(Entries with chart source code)
===

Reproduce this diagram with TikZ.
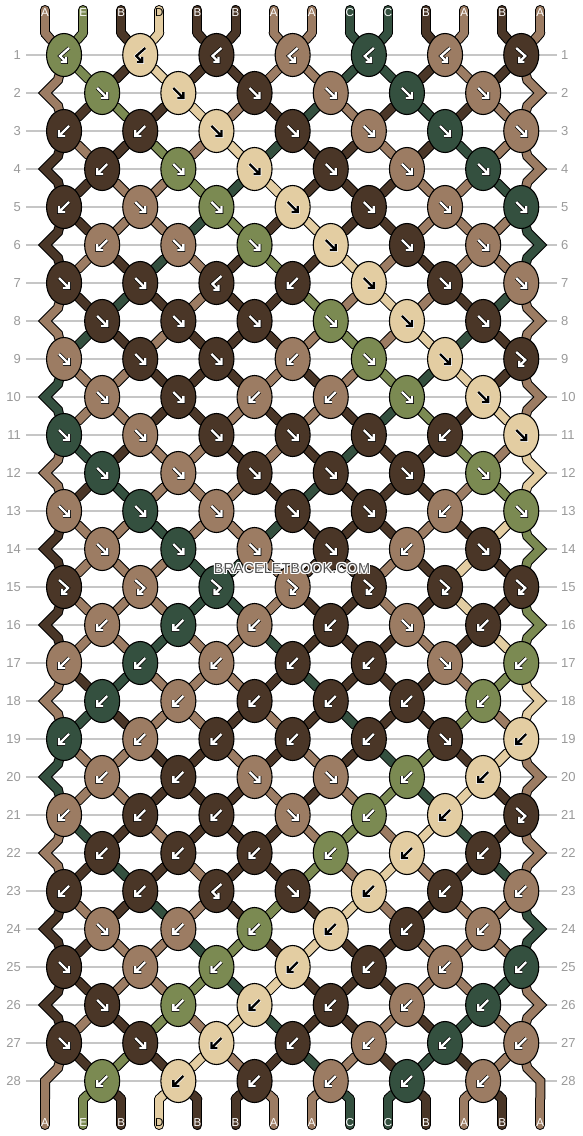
\documentclass[tikz,border=0pt]{standalone}
\usepackage{fontspec}
\setmainfont{Liberation Sans}
\usetikzlibrary{shapes.geometric}
\definecolor{thrA}{HTML}{9C7C63}
\definecolor{thrB}{HTML}{4A3627}
\definecolor{thrC}{HTML}{34503F}
\definecolor{thrD}{HTML}{E3CDA2}
\definecolor{thrE}{HTML}{7B8A52}
\definecolor{rulegray}{HTML}{C6C6C6}
\definecolor{numgray}{HTML}{9A9A9A}
\def\inkA{white}\def\inkB{white}\def\inkC{white}\def\inkD{black}\def\inkE{white}
\def\rimA{black}\def\rimB{black}\def\rimC{black}\def\rimD{white}\def\rimE{black}
\def\kindf{f}\def\kindb{b}\def\kindfb{fb}
%% arrow glyphs
\def\glyphf{(-5,-5) -- (4.5,4.5) (5,-1) -- (5,5) -- (-1,5)}
\def\glyphb{(5,-5) -- (-4.5,4.5) (-5,-1) -- (-5,5) -- (1,5)}
\def\glyphbf{(5,-7) -- (-4,1) -- (1.5,6.5) (2,1.8) -- (2,7) -- (-3.2,7)}
\def\glyphfb{(-5,-7) -- (4,1) -- (-1.5,6.5) (-2,1.8) -- (-2,7) -- (3.2,7)}
\pgfdeclarelayer{grid}
\pgfdeclarelayer{strout}
\pgfdeclarelayer{strin}
\pgfsetlayers{grid,strout,strin,main}
%% one piece of thread, drawn with the style of the current pass
\newcommand\strand[2]{\draw[strandpass=#1] #2;}
\newcommand\swapthreads{%
  \expandafter\xdef\csname s\posL\endcsname{\rthr}%
  \expandafter\xdef\csname s\posR\endcsname{\lthr}}
%% name of the knot (or edge point) that holds position #2 in row #1
\newcommand\hname[2]{%
  \ifnum#1=0 \edef\hres{tt-#2}%
  \else\ifnum#1=29 \edef\hres{bb-#2}%
  \else\ifodd#1 \pgfmathtruncatemacro\hh{(#2+1)/2}\edef\hres{k-#1-\hh}%
  \else\ifnum#2=1 \edef\hres{eL-#1}%
  \else\ifnum#2=14 \edef\hres{eR-#1}%
  \else\pgfmathtruncatemacro\hh{#2/2}\edef\hres{k-#1-\hh}%
  \fi\fi\fi\fi\fi}
%% all thread pieces, knot to knot, and the loose ends
\newcommand\threads{%
  \foreach \r in {0,...,28} {
    \pgfmathtruncatemacro\rn{\r+1}
    \pgfmathtruncatemacro\rnn{\r+2}
    \foreach \j in {1,...,14} {
      \edef\col{\csname c-\r-\j\endcsname}
      \hname{\r}{\j}\let\src\hres
      \hname{\rn}{\j}\let\tgt\hres
      \def\side{}
      \ifnum\j=1 \def\side{L}\def\kidx{1}\fi
      \ifnum\j=14 \def\side{R}\def\kidx{7}\fi
      \ifx\side\empty
        \strand{\col}{(\src) -- (\tgt)}
      \else
        \ifodd\r
          \ifnum\rn<28
            \strand{\col}{(\src) -- (a\side-\rn) -- (\tgt) -- (b\side-\rn) -- (k-\rnn-\kidx)}
          \else
            \strand{\col}{(\src) -- (a\side-\rn) -- (\tgt) -- (bb-\j)}
          \fi
        \else
          \ifnum\r=0 \strand{\col}{(\src) -- (\tgt)}\fi
        \fi
      \fi
    }
  }
  \foreach \j in {1,...,14} {
    \edef\ct{\csname c-0-\j\endcsname}
    \edef\cb{\csname c-28-\j\endcsname}
    \strand{\ct}{(t-\j) -- (tt-\j)}
    \strand{\cb}{(bb-\j) -- (b-\j)}
  }}
\begin{document}
\begin{tikzpicture}
[x=1pt,y=-1pt,
  knotdecorate/.style={shape=ellipse,draw=black,line width=1.1,fill=thr#1,
    minimum width=35,minimum height=43,inner sep=0},
  strandout/.style={draw=black,line width=10,line cap=round,line join=miter},
  strandin/.style={line width=8,line cap=round,line join=miter},
  glyphrim/.style={draw=\csname rim#1\endcsname,line width=3.7,line cap=butt,line join=miter},
  glyphink/.style={draw=\csname ink#1\endcsname,line width=2.3,line cap=butt,line join=miter},
  rowlabel/.style={text=numgray,font=\fontsize{13}{13}\selectfont,inner sep=0},
  gridline/.style={draw=rulegray,line width=1.3},
  endlabel/.style={font=\fontsize{11.5}{11.5}\selectfont,inner sep=0},
  wmark/.style={font=\fontsize{14.5}{14.5}\selectfont,inner sep=0},
  arrf/.pic={\path[glyphrim=#1] \glyphf; \path[glyphink=#1] \glyphf;},
  arrb/.pic={\path[glyphrim=#1] \glyphb; \path[glyphink=#1] \glyphb;},
  arrbf/.pic={\path[glyphrim=#1] \glyphbf; \path[glyphink=#1] \glyphbf;},
  arrfb/.pic={\path[glyphrim=#1] \glyphfb; \path[glyphink=#1] \glyphfb;}]
\useasboundingbox (0,0) rectangle (582,1136);
%% row numbers and rules
\begin{pgfonlayer}{grid}
\fill[white] (0,0) rectangle (582,1136);
\foreach \r in {1,...,28} {
  \pgfmathsetmacro\ky{55+38*(\r-1)}
  \node[rowlabel,anchor=east] (ll-\r) at (21,\ky) {\r};
  \node[rowlabel,anchor=west] (lr-\r) at (561,\ky) {\r};
  \draw[gridline] ([xshift=5]ll-\r.east) -- ([xshift=-4]lr-\r.west);
}
\end{pgfonlayer}
%% thread ends and edge turning points
\foreach \j in {1,...,14} {
  \pgfmathsetmacro\kx{45+38.1*(\j-1)}
  \coordinate (t-\j) at (\kx,10);
  \coordinate (tt-\j) at (\kx,33);
  \coordinate (bb-\j) at (\kx,1099);
  \coordinate (b-\j) at (\kx,1125);
}
\foreach \r in {2,4,...,28} {
  \pgfmathsetmacro\ky{55+38*(\r-1)}
  \coordinate (eL-\r) at (45,\ky);
  \coordinate (aL-\r) at (58,\ky-13);
  \coordinate (bL-\r) at (58,\ky+13);
  \coordinate (eR-\r) at (540.3,\ky);
  \coordinate (aR-\r) at (527.3,\ky-13);
  \coordinate (bR-\r) at (527.3,\ky+13);
}
%% threads at the start
\foreach \j/\t in {1/A,2/E,3/B,4/D,5/B,6/B,7/A,8/A,9/C,10/C,11/B,12/A,13/B,14/A} {
  \expandafter\xdef\csname s\j\endcsname{\t}
  \expandafter\xdef\csname c-0-\j\endcsname{\t}
}
%% knots: f forward, b backward, fb forward-backward, bf backward-forward
\foreach \r/\kinds in {
  1/{bf,bf,bf,bf,bf,bf,fb}, 2/{f,f,f,f,f,f}, 3/{b,b,f,f,f,f,f}, 4/{b,f,f,f,f,f},
  5/{b,f,f,f,f,f,f}, 6/{b,f,f,f,f,f}, 7/{f,f,bf,b,f,f,f}, 8/{f,f,f,f,f,f},
  9/{f,f,f,b,f,f,fb}, 10/{f,f,b,b,f,f}, 11/{f,f,f,f,f,b,f}, 12/{f,f,f,f,f,f},
  13/{f,f,f,f,f,b,f}, 14/{f,f,f,f,b,f}, 15/{fb,fb,fb,fb,fb,fb,fb}, 16/{b,b,b,b,f,b},
  17/{b,b,b,b,b,f,b}, 18/{b,b,b,b,b,b}, 19/{b,b,b,b,b,f,b}, 20/{b,b,f,f,b,b},
  21/{b,b,b,f,b,b,fb}, 22/{b,b,b,b,b,b}, 23/{b,b,bf,f,b,b,b}, 24/{f,b,b,b,b,b},
  25/{f,b,b,b,b,b,b}, 26/{f,b,b,b,b,b}, 27/{f,f,b,b,b,b,b}, 28/{b,b,b,b,b,b}} {
  \pgfmathsetmacro\ky{55+38*(\r-1)}
  \pgfmathtruncatemacro\odd{mod(\r,2)}
  \foreach \kind [count=\i] in \kinds {
    \pgfmathtruncatemacro\posL{\odd==1 ? 2*\i-1 : 2*\i}
    \pgfmathtruncatemacro\posR{\posL+1}
    \pgfmathsetmacro\kx{45+38.1*(\posL-0.5)}
    \edef\lthr{\csname s\posL\endcsname}
    \edef\rthr{\csname s\posR\endcsname}
    \edef\kk{\kind}
    \ifx\kk\kindf \let\kc\lthr \else\ifx\kk\kindfb \let\kc\lthr \else \let\kc\rthr \fi\fi
    \ifx\kk\kindf \swapthreads \fi
    \ifx\kk\kindb \swapthreads \fi
    \node[knotdecorate=\kc] (k-\r-\i) at (\kx,\ky) {};
    \edef\tmp{\noexpand\pic at (k-\r-\i) {arr\kk=\kc};}\tmp
  }
  \foreach \j in {1,...,14} {
    \expandafter\xdef\csname c-\r-\j\endcsname{\csname s\j\endcsname}
  }
}
%% threads: black rims first, colours over them
\begin{pgfonlayer}{strout}
  \tikzset{strandpass/.style={strandout}}
  \threads
\end{pgfonlayer}
\begin{pgfonlayer}{strin}
  \tikzset{strandpass/.style={strandin,draw=thr#1}}
  \threads
\end{pgfonlayer}
%% letters on the loose ends
\foreach \j in {1,...,14} {
  \edef\ct{\csname c-0-\j\endcsname}
  \edef\cb{\csname c-28-\j\endcsname}
  \node[endlabel,text=\csname ink\ct\endcsname] (lt-\j) at ([yshift=-3]t-\j) {\ct};
  \node[endlabel,text=\csname ink\cb\endcsname] (lb-\j) at ([yshift=2]b-\j) {\cb};
}
%% watermark
\foreach \dx/\dy [count=\n] in {1/0,-1/0,0/1,0/-1,1/1,-1/-1,1/-1,-1/1} {
  \node[wmark,text=white] (wmh-\n) at (292+\dx,568+\dy) {BRACELETBOOK.COM};
}
\node[wmark,text=black!68] (wm) at (292,568) {BRACELETBOOK.COM};
\end{tikzpicture}
\end{document}
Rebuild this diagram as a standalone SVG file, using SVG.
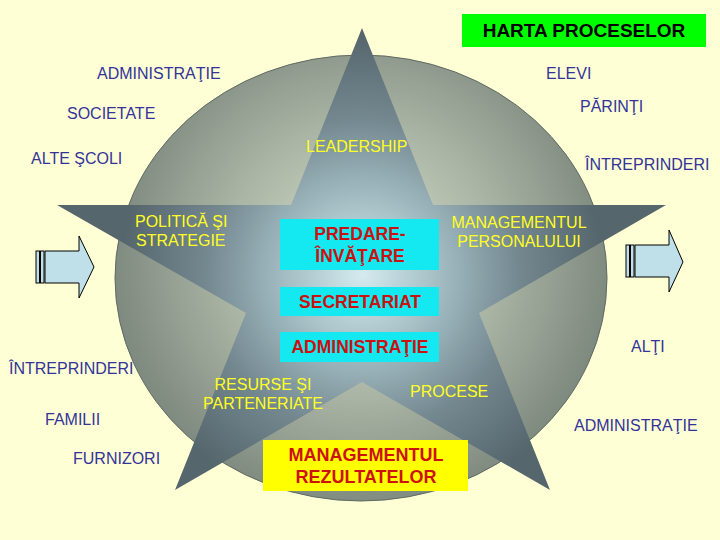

===

### WHAT THE EXERCISE ASKS
Scan the material above. Copy each line that holds the word "this".

### FULL ANSWER
Reproduce this diagram with TikZ.
Rebuild this diagram as a standalone SVG file, using SVG.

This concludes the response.